MOBILE, Alabama — A man who spent more than a decade on death row before a judge threw out his conviction was visibly frustrated this week after learning he still would not be released on bond while prosecutors decide how to proceed with his case.
A conviction unraveled by a scathing ruling
The defendant appeared before a Mobile County circuit judge for a status hearing after the same judge issued a lengthy ruling roughly a year earlier granting him a new trial. In that 218-page decision, the judge found serious problems throughout his original 2001 trial, including failures by his own defense attorneys, one of whom was found to have discarded key evidence, and by investigators and prosecutors who did not turn over evidence favorable to the defense. The judge also found that a detective’s trial testimony was false and that the prosecution knew or should have known it at the time. Both the original prosecution and defense teams have denied wrongdoing.
Bail question pushed to November
At this week’s hearing, defense attorneys asked the court to allow their client to post bond for the first time in more than a decade. But an assistant district attorney told the judge prosecutors still needed more time to decide whether they will again seek the death penalty in a retrial, which would affect whether bail is even an option. The judge reset the matter for a hearing in late November.
The defendant’s aunt and legal guardian expressed frustration after the hearing, saying she had expected him to come home and questioning why prosecutors, after so many years, were still not prepared to move forward.

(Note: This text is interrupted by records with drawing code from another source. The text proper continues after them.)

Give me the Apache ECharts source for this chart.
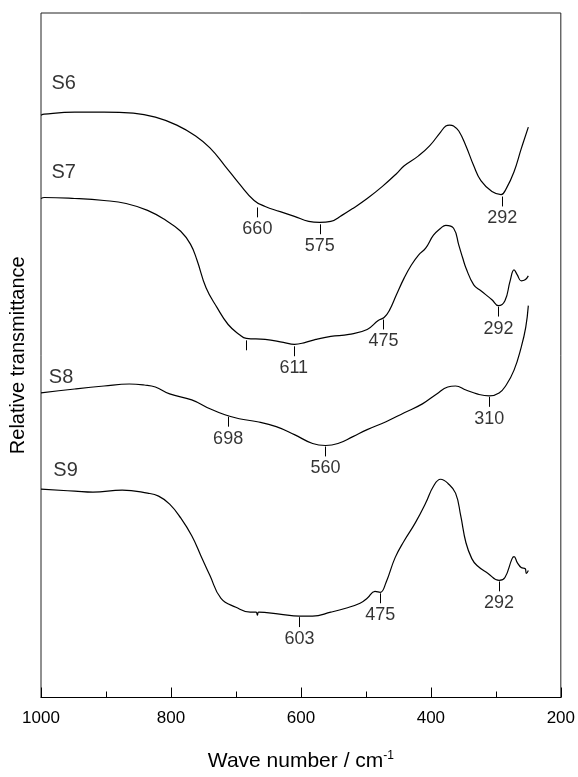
<!DOCTYPE html>
<html><head><meta charset="utf-8">
<script src="https://cdn.jsdelivr.net/npm/echarts@6/dist/echarts.min.js"></script>
<style>html,body{margin:0;padding:0;background:#fff}#c{width:578px;height:777px}</style>
</head><body><div id="c"></div>
<script>
// Wave numbers (cm^-1) and relative transmittance (arbitrary units, offset traces)
const s6 = [[1000,58.7],[995,58.8],[948,59.0],[903,59.0],[858,58.9],[824,58.5],[791,57.7],[762,56.6],[740,55.4],[717,53.6],[695,51.8],[672,50.1],[655,49.5],[633,49.0],[610,48.5],[588,48.0],[571,47.9],[554,48.0],[537,48.6],[520,49.3],[498,50.3],[475,51.5],[453,52.8],[441,53.6],[419,54.6],[402,55.6],[385,57.0],[377,57.6],[371,57.7],[365,57.6],[357,57.1],[346,55.6],[334,53.6],[323,52.1],[306,51.0],[292,50.7],[284,51.3],[272,53.0],[261,55.3],[250,57.5]];
const s7 = [[1000,50.3],[995,50.4],[948,50.3],[903,50.1],[869,49.8],[836,49.1],[808,48.1],[785,47.0],[770,45.7],[760,44.1],[746,41.3],[729,39.3],[712,37.6],[695,36.6],[684,36.2],[655,36.1],[627,35.8],[610,35.6],[593,35.8],[577,36.1],[554,36.4],[526,36.6],[498,37.1],[481,38.0],[472,38.3],[464,39.0],[453,40.6],[441,42.3],[430,43.6],[419,44.6],[408,45.3],[396,46.6],[385,47.3],[377,47.6],[365,47.3],[357,45.6],[351,44.3],[346,43.3],[334,41.6],[323,41.0],[306,40.1],[296,39.5],[286,40.0],[278,42.0],[272,43.1],[267,42.6],[261,42.0],[255,42.1],[250,42.5]];
const s8 = [[1000,30.7],[948,31.1],[903,31.4],[864,31.6],[841,31.5],[824,31.3],[802,30.6],[768,30.0],[740,29.1],[717,28.5],[695,28.1],[667,27.8],[638,27.3],[610,26.5],[582,25.6],[562,25.4],[543,25.6],[520,26.3],[498,27.0],[469,27.8],[441,28.7],[413,29.6],[391,30.6],[374,31.3],[362,31.4],[346,31.0],[329,30.6],[310,30.4],[295,30.7],[284,31.5],[272,33.0],[261,35.3],[254,37.3],[250,39.5]];
const s9 = [[1000,21.0],[948,20.8],[920,20.7],[875,20.9],[836,20.6],[819,20.3],[802,19.5],[785,18.1],[768,16.3],[754,14.3],[740,12.3],[723,10.0],[700,9.1],[678,8.6],[669,8.6],[667,8.3],[665,8.6],[633,8.4],[602,8.2],[582,8.2],[554,8.6],[531,9.0],[509,9.5],[498,10.0],[486,10.7],[478,10.6],[469,11.6],[455,14.1],[441,15.8],[424,17.6],[408,19.6],[396,21.3],[385,22.0],[374,21.6],[362,20.6],[354,18.3],[346,15.6],[337,14.0],[329,13.3],[312,12.5],[295,11.8],[286,12.1],[275,14.0],[272,14.2],[267,13.6],[261,13.1],[255,13.0],[253,12.5],[250,12.8]];

// Band annotations: tick position, tick top, text
const s6MarkPos = [667, 571, 290];
const s6MarkTop = [49.4, 47.7, 50.5];
const s6MarkText = ['660', '575', '292'];
const s7MarkPos = [684, 611, 473, 296];
const s7MarkTop = [36.0, 35.4, 38.1, 39.4];
const s7MarkText = ['', '611', '475', '292'];
const s8MarkPos = [712, 562, 310];
const s8MarkTop = [28.3, 25.3, 30.3];
const s8MarkText = ['698', '560', '310'];
const s9MarkPos = [602, 478, 295];
const s9MarkTop = [8.1, 10.5, 11.7];
const s9MarkText = ['603', '475', '292'];

const seriesNames = ['S6', 'S7', 'S8', 'S9'];
const seriesNamePos = [[984, 61.9], [984, 52.9], [988, 32.3], [981, 22.9]];

const xTicks = [1000, 800, 600, 400, 200];

const FONT = "'Liberation Sans', Arial, Helvetica, sans-serif";
const INK = '#000';
const TICK_LEN = 1.0;

const chart = echarts.init(document.getElementById('c'), null, {renderer: 'canvas'});

function curve(name, data, pos, top) {
  return {
    name: name, type: 'line', data: data, showSymbol: false, smooth: 0.45,
    lineStyle: {color: INK, width: 1.2}, animation: false, silent: true,
    markLine: {
      symbol: 'none', silent: true, animation: false,
      label: {show: false},
      lineStyle: {color: INK, width: 1, type: 'solid'},
      data: pos.map((p, i) => [{coord: [p, top[i]]}, {coord: [p, top[i] - TICK_LEN]}])
    }
  };
}
function marks(pos, top, text) {
  return {
    type: 'scatter', symbolSize: 0, silent: true, animation: false,
    data: pos.map((p, i) => ({value: [p, top[i] - TICK_LEN], label: {formatter: text[i]}})),
    label: {show: true, position: 'bottom', distance: 3, fontSize: 18, color: INK, fontFamily: FONT}
  };
}

chart.setOption({
  animation: false,
  grid: {left: 40, right: 14, top: 13, bottom: 74, show: true, borderColor: '#222', borderWidth: 1, backgroundColor: 'transparent'},
  xAxis: {
    type: 'value', min: 200, max: 1000, interval: 200, inverse: true,
    axisLine: {onZero: false, lineStyle: {color: INK, width: 1}},
    axisTick: {inside: true, length: 10, lineStyle: {color: INK}},
    minorTick: {show: true, splitNumber: 2, length: 6, lineStyle: {color: INK}},
    splitLine: {show: false}, minorSplitLine: {show: false},
    axisLabel: {fontSize: 17, color: INK, margin: 12, fontFamily: FONT,
      formatter: v => xTicks.includes(v) ? String(v) : ''},
    name: '{a|Wave number / cm}{b|-1}', nameLocation: 'middle', nameGap: 52,
    nameTextStyle: {fontFamily: FONT, color: INK, fontSize: 21,
      rich: {a: {fontSize: 21, fontFamily: FONT, color: INK, lineHeight: 24},
             b: {fontSize: 12, fontFamily: FONT, color: INK, verticalAlign: 'top', lineHeight: 24, padding: [0, 0, 9, 0]}}}
  },
  yAxis: {
    type: 'value', min: 0, max: 69,
    axisLine: {show: false}, axisTick: {show: false}, axisLabel: {show: false}, splitLine: {show: false},
    name: 'Relative transmittance', nameLocation: 'middle', nameGap: 13,
    nameTextStyle: {fontFamily: FONT, color: INK, fontSize: 20}
  },
  series: [
    curve('S6', s6, s6MarkPos, s6MarkTop),
    curve('S7', s7, s7MarkPos, s7MarkTop),
    curve('S8', s8, s8MarkPos, s8MarkTop),
    curve('S9', s9, s9MarkPos, s9MarkTop),
    marks(s6MarkPos, s6MarkTop, s6MarkText),
    marks(s7MarkPos, s7MarkTop, s7MarkText),
    marks(s8MarkPos, s8MarkTop, s8MarkText),
    marks(s9MarkPos, s9MarkTop, s9MarkText),
    {
      type: 'scatter', symbolSize: 0, silent: true, animation: false,
      data: seriesNamePos.map((p, i) => ({value: p, label: {formatter: seriesNames[i]}})),
      label: {show: true, position: 'right', distance: 0, fontSize: 20, color: INK, fontFamily: FONT}
    }
  ]
});
</script>
</body></html>
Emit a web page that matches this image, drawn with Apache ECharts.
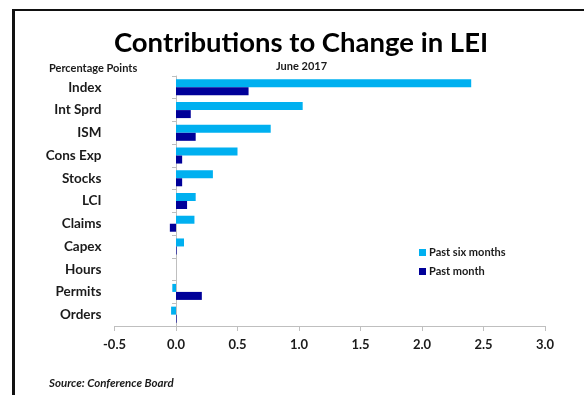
<!DOCTYPE html>
<html><head><meta charset="utf-8">
<script src="https://cdn.jsdelivr.net/npm/echarts@6/dist/echarts.min.js"></script>
<style>html,body{margin:0;padding:0;background:#fff}#c{width:584px;height:395px}</style>
</head><body><div id="c"></div>
<script>
const categories = ["Index","Int Sprd","ISM","Cons Exp","Stocks","LCI","Claims","Capex","Hours","Permits","Orders"];
const pastSixMonths = [2.40, 1.03, 0.77, 0.50, 0.30, 0.16, 0.15, 0.065, 0, -0.03, -0.04];
const pastMonth = [0.59, 0.12, 0.16, 0.05, 0.05, 0.09, -0.05, 0.005, 0, 0.21, 0.005];
const xTicks = {min: -0.5, max: 3.0, interval: 0.5};

const F = 'Lato, "Open Sans", sans-serif';
const chart = echarts.init(document.getElementById('c'), null, {renderer: 'canvas'});
chart.setOption({
  animation: false,
  backgroundColor: '#fff',
  graphic: [
    {type: 'rect', shape: {x: 12, y: 9, width: 600, height: 2}, style: {fill: '#111'}},
    {type: 'rect', shape: {x: 12, y: 9, width: 3, height: 400}, style: {fill: '#111'}},
    {type: 'text', left: 49, top: 63, style: {text: 'Percentage Points', font: 'bold 11px ' + F, fill: '#1a1a1a'}},
    {type: 'text', left: 276, top: 61, style: {text: 'June 2017', font: 'bold 11px ' + F, fill: '#1a1a1a'}},
    {type: 'text', left: 49, top: 377, style: {text: 'Source: Conference Board', font: 'italic bold 11.5px ' + F, fill: '#1a1a1a'}},
    {type: 'text', x: 301, y: 29, style: {text: 'Contributions to Change in LEI', align: 'center',
      font: 'bold 27.5px ' + F, fill: '#000'}}
  ],
  legend: {
    orient: 'vertical', left: 414, top: 242, itemWidth: 7, itemHeight: 7, itemGap: 8,
    icon: 'rect',
    textStyle: {fontFamily: F, fontWeight: 'bold', fontSize: 11, color: '#1a1a1a', padding: [0,0,0,-2]},
    data: ['Past six months', 'Past month']
  },
  grid: {left: 114.5, right: 39, top: 76, bottom: 69, containLabel: false, outerBoundsMode: 'none'},
  xAxis: {
    type: 'value', min: xTicks.min, max: xTicks.max, interval: xTicks.interval,
    axisLine: {show: true, lineStyle: {color: '#bfbfbf', width: 1}},
    axisTick: {show: true, length: 5, lineStyle: {color: '#bfbfbf'}},
    splitLine: {show: false},
    axisLabel: {fontFamily: F, fontWeight: 'bold', fontSize: 13, color: '#1a1a1a', margin: 12,
      formatter: v => v.toFixed(1)}
  },
  yAxis: {
    type: 'category', data: categories, inverse: true,
    axisLine: {show: true, onZero: true, lineStyle: {color: '#bfbfbf'}},
    axisTick: {show: true, length: 4, lineStyle: {color: '#bfbfbf'}},
    axisLabel: {fontFamily: F, fontWeight: 'bold', fontSize: 13.5, color: '#1a1a1a', margin: 13}
  },
  series: [
    {name: 'Past six months', type: 'bar', data: pastSixMonths, barWidth: 8, barGap: '0%',
      itemStyle: {color: '#00b0f0'}},
    {name: 'Past month', type: 'bar', data: pastMonth, barWidth: 8, barGap: '0%',
      itemStyle: {color: '#000099'}}
  ]
});
</script></body></html>
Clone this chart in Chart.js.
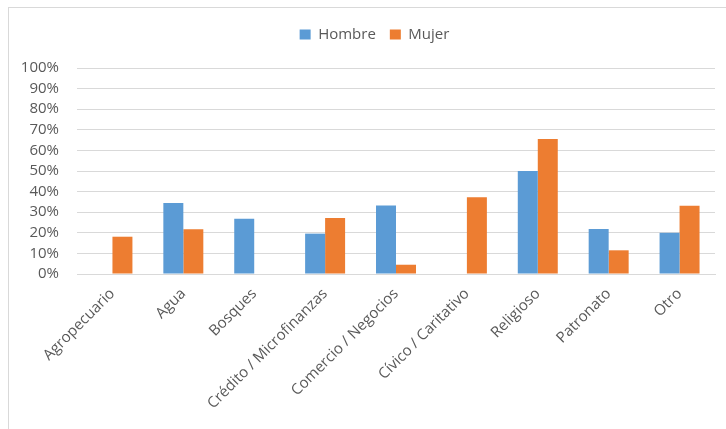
<!DOCTYPE html>
<html>
<head>
<meta charset="utf-8">
<script src="https://cdn.jsdelivr.net/npm/chart.js@4.4.1/dist/chart.umd.min.js"></script>
<style>
    html, body { margin: 0; padding: 0; background: #fff; overflow: hidden; }
    #wrap { position: relative; width: 726px; height: 429px; }
    #frame {
        position: absolute; left: 8px; top: 7px; width: 800px; height: 500px;
        border-left: 1px solid #D9D9D9; border-top: 1px solid #D9D9D9;
    }
    canvas { position: absolute; left: 0; top: 0; }
</style>
</head>
<body>
<div id="wrap">
    <div id="frame"></div>
    <canvas id="chart" width="726" height="429"></canvas>
</div>
<script>
// Chart data
const categories = ['Agropecuario', 'Agua', 'Bosques', 'Crédito / Microfinanzas', 'Comercio / Negocios',
    'Cívico / Caritativo', 'Religioso', 'Patronato', 'Otro'];
const hombre = [0, 34.5, 26.8, 19.6, 33.3, 0, 50, 21.9, 20];
const mujer = [18.1, 21.7, 0, 27.2, 4.5, 37.3, 65.5, 11.5, 33.1];
const yTicks = [0, 10, 20, 30, 40, 50, 60, 70, 80, 90, 100];

const FONT = '"Open Sans", Lato, sans-serif';

// Fix legend height so the plot starts at the right place,
// and nudge it right so it is centred like the original
const legendSpace = {
    id: 'legendSpace',
    beforeInit(chart) {
        const fit = chart.legend.fit;
        chart.legend.fit = function() {
            fit.bind(chart.legend)();
            this.height = 55;
        };
    },
    afterLayout(chart) {
        chart.legend.left += 12;
        chart.legend.right += 12;
    }
};

const ctx = document.getElementById('chart').getContext('2d');
new Chart(ctx, {
    type: 'bar',
    data: {
        labels: categories,
        datasets: [
            {
                label: 'Hombre',
                data: hombre,
                backgroundColor: '#5B9BD5',
                borderWidth: 0
            },
            {
                label: 'Mujer',
                data: mujer,
                backgroundColor: '#ED7D31',
                borderWidth: 0
            }
        ]
    },
    options: {
        responsive: false,
        animation: false,
        devicePixelRatio: 1,
        layout: {
            padding: { left: 10, right: 11, top: 13, bottom: 0 }
        },
        datasets: {
            bar: { barPercentage: 1, categoryPercentage: 0.564 }
        },
        plugins: {
            tooltip: { enabled: false },
            legend: {
                position: 'top',
                labels: {
                    boxWidth: 11,
                    boxHeight: 10,
                    padding: 14,
                    color: '#595959',
                    font: { family: FONT, size: 15 }
                }
            }
        },
        scales: {
            x: {
                grid: { display: false, drawTicks: false },
                border: { display: true, color: '#D9D9D9', width: 1 },
                ticks: {
                    color: '#595959',
                    font: { family: FONT, size: 15 },
                    minRotation: 45,
                    maxRotation: 45,
                    padding: 11,
                    autoSkip: false
                },
                afterFit(scale) { scale.height = 155; }
            },
            y: {
                min: 0,
                max: 100,
                afterBuildTicks(scale) {
                    scale.ticks = yTicks.map(v => ({ value: v }));
                },
                grid: { color: '#D9D9D9', lineWidth: 1, drawTicks: false },
                border: { display: false },
                ticks: {
                    color: '#595959',
                    font: { family: FONT, size: 15 },
                    padding: 18,
                    autoSkip: false,
                    callback: v => v + '%'
                },
                afterFit(scale) { scale.width = 67; }
            }
        }
    },
    plugins: [legendSpace]
});
</script>
</body>
</html>
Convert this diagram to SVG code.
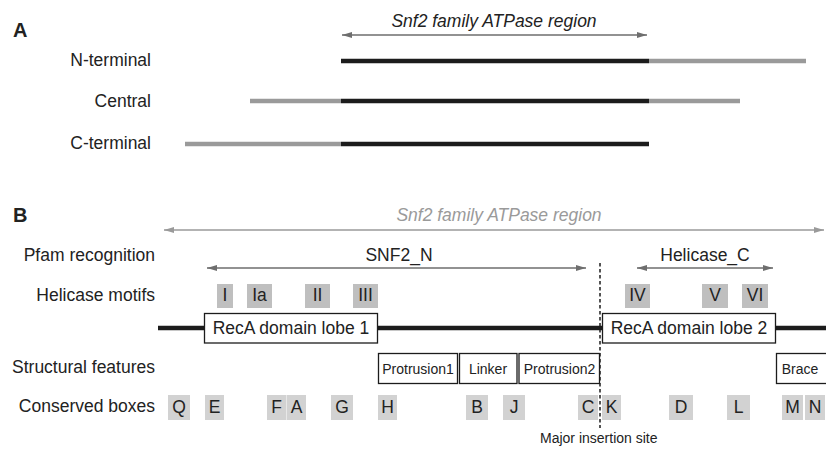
<svg xmlns="http://www.w3.org/2000/svg" width="826" height="449" viewBox="0 0 826 449">
<defs>
<marker id="ahd" viewBox="0 0 10 6" refX="10" refY="3" markerWidth="10" markerHeight="6" markerUnits="userSpaceOnUse" orient="auto-start-reverse">
<path d="M0,0 L10,3 L0,6 Z" fill="#6e6e6e"/>
</marker>
<marker id="ahl" viewBox="0 0 10 6" refX="10" refY="3" markerWidth="10" markerHeight="6" markerUnits="userSpaceOnUse" orient="auto-start-reverse">
<path d="M0,0 L10,3 L0,6 Z" fill="#9a9a9a"/>
</marker>
</defs>
<style>
text{font-family:"Liberation Sans",Arial,sans-serif;fill:#222}
.lab{font-size:17.5px;text-anchor:end}
.pan{font-size:20px;font-weight:bold}
.it{font-size:17.5px;font-style:italic;text-anchor:middle}
.mid{text-anchor:middle}
.big{font-size:17.5px}
.sm{font-size:14px}
.blk{stroke:#1c1c1c;stroke-width:4.5}
.gry{stroke:#9a9a9a;stroke-width:4.5}
.arr{stroke:#6e6e6e;stroke-width:1.5;fill:none}
.mot{fill:#bfbfbf}
.cb{fill:#d2d2d2}
.wb{fill:#fff;stroke:#1c1c1c;stroke-width:1.3}
</style>

<!-- Panel A -->
<text class="pan" x="13" y="37">A</text>
<g id="a-region-arrow">
<line class="arr" x1="342" y1="35" x2="647" y2="35" marker-start="url(#ahd)" marker-end="url(#ahd)"/>
<text class="it" x="494" y="27">Snf2 family ATPase region</text>
</g>
<g id="a-nterm">
<text class="lab" x="151" y="66">N-terminal</text>
<line class="blk" x1="341" y1="61" x2="649" y2="61"/>
<line class="gry" x1="649" y1="61" x2="806" y2="61"/>
</g>
<g id="a-central">
<text class="lab" x="151" y="107">Central</text>
<line class="gry" x1="250" y1="101" x2="341" y2="101"/>
<line class="blk" x1="341" y1="101" x2="649" y2="101"/>
<line class="gry" x1="649" y1="101" x2="740" y2="101"/>
</g>
<g id="a-cterm">
<text class="lab" x="151" y="149">C-terminal</text>
<line class="gry" x1="185" y1="144" x2="341" y2="144"/>
<line class="blk" x1="341" y1="144" x2="649" y2="144"/>
</g>

<!-- Panel B -->
<text class="pan" x="13" y="222">B</text>
<g id="b-region-arrow">
<line x1="164" y1="230" x2="824" y2="230" stroke="#9a9a9a" stroke-width="1.5" marker-start="url(#ahl)" marker-end="url(#ahl)"/>
<text class="it" x="499" y="221" style="fill:#9a9a9a">Snf2 family ATPase region</text>
</g>

<g id="row-labels">
<text class="lab" x="155" y="261">Pfam recognition</text>
<text class="lab" x="155" y="301">Helicase motifs</text>
<text class="lab" x="155" y="373">Structural features</text>
<text class="lab" x="155" y="412">Conserved boxes</text>
</g>

<g id="pfam">
<text class="big mid" x="399" y="261">SNF2_N</text>
<line class="arr" x1="207" y1="268" x2="586" y2="268" marker-start="url(#ahd)" marker-end="url(#ahd)"/>
<text class="big mid" x="705" y="261">Helicase_C</text>
<line class="arr" x1="637" y1="268" x2="773" y2="268" marker-start="url(#ahd)" marker-end="url(#ahd)"/>
</g>

<g id="helicase-motifs">
<rect class="mot" x="217" y="284" width="16" height="24"/>
<text class="big mid" x="225" y="301">I</text>
<rect class="mot" x="247" y="284" width="25" height="24"/>
<text class="big mid" x="259.5" y="301">Ia</text>
<rect class="mot" x="305" y="284" width="25" height="24"/>
<text class="big mid" x="317.5" y="301">II</text>
<rect class="mot" x="353" y="284" width="25" height="24"/>
<text class="big mid" x="365.5" y="301">III</text>
<rect class="mot" x="625" y="284" width="25" height="24"/>
<text class="big mid" x="637.5" y="301">IV</text>
<rect class="mot" x="702" y="284" width="26" height="24"/>
<text class="big mid" x="715" y="301">V</text>
<rect class="mot" x="742" y="284" width="26" height="24"/>
<text class="big mid" x="755" y="301">VI</text>
</g>

<g id="backbone">
<line class="blk" x1="158" y1="328" x2="826" y2="328"/>
</g>
<g id="reca1">
<rect class="wb" x="204.5" y="313.5" width="173" height="29.5"/>
<text class="big mid" x="291" y="334">RecA domain lobe 1</text>
</g>
<g id="reca2">
<rect class="wb" x="602.5" y="313.5" width="173" height="29.5"/>
<text class="big mid" x="689" y="334">RecA domain lobe 2</text>
</g>

<g id="structural">
<rect class="wb" x="378.5" y="353.5" width="79" height="30"/>
<text class="sm mid" x="418" y="373.5">Protrusion1</text>
<rect class="wb" x="459.5" y="353.5" width="57.5" height="30"/>
<text class="sm mid" x="488" y="373.5">Linker</text>
<rect class="wb" x="519" y="353.5" width="80.5" height="30"/>
<text class="sm mid" x="559.5" y="373.5">Protrusion2</text>
<rect class="wb" x="776.5" y="353.5" width="55" height="30"/>
<text class="sm mid" x="800" y="373.5">Brace</text>
</g>

<g id="conserved-boxes">
<rect class="cb" x="168" y="395" width="22" height="25"/><text class="big mid" x="179" y="413">Q</text>
<rect class="cb" x="205" y="395" width="19" height="25"/><text class="big mid" x="214.5" y="413">E</text>
<rect class="cb" x="267" y="395" width="19.5" height="25"/><text class="big mid" x="276.5" y="413">F</text>
<rect class="cb" x="287" y="395" width="19" height="25"/><text class="big mid" x="296.5" y="413">A</text>
<rect class="cb" x="331" y="395" width="22" height="25"/><text class="big mid" x="342" y="413">G</text>
<rect class="cb" x="378" y="395" width="19" height="25"/><text class="big mid" x="387.5" y="413">H</text>
<rect class="cb" x="466" y="395" width="22" height="25"/><text class="big mid" x="477" y="413">B</text>
<rect class="cb" x="503" y="395" width="22" height="25"/><text class="big mid" x="514" y="413">J</text>
<rect class="cb" x="578" y="395" width="20" height="25"/><text class="big mid" x="588" y="413">C</text>
<rect class="cb" x="602" y="395" width="19" height="25"/><text class="big mid" x="611.5" y="413">K</text>
<rect class="cb" x="669" y="395" width="24" height="25"/><text class="big mid" x="681" y="413">D</text>
<rect class="cb" x="727" y="395" width="23" height="25"/><text class="big mid" x="738.5" y="413">L</text>
<rect class="cb" x="782" y="395" width="21" height="25"/><text class="big mid" x="792.5" y="413">M</text>
<rect class="cb" x="805" y="395" width="20" height="25"/><text class="big mid" x="815" y="413">N</text>
</g>

<g id="insertion-site">
<line x1="600" y1="263" x2="600" y2="428" stroke="#1c1c1c" stroke-width="1.5" stroke-dasharray="3.5,2.5"/>
<text class="sm" x="540" y="443">Major insertion site</text>
</g>
</svg>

A brutal killing that has stretched on for years
The case stems from the February 2000 killing of a west Mobile man, whose body was found beaten and stabbed more than 100 times in a wooded area, his throat also slashed. Prosecutors originally argued the stabbing followed a racial slur made by the victim, and that the defendant led a group of four people involved in the killing. Three other men were later convicted in connection with the case, with two of them testifying against the man now awaiting retrial.
Defense attorneys say their strategy has shifted since a key prosecution witness recanted testimony in 2010 that she had heard the defendant threaten the victim the night before the killing, a reversal defense attorneys argue undercuts the original theory of the crime.
Victim’s family vows to keep showing up
Family members of the victim, who were present in the courtroom, said they remain confident in the strength of the case against the defendant and described him as unchanged in his demeanor since the original trial more than a decade ago. They said they intend to continue attending hearings through the November bail decision and into a potential retrial expected sometime next year.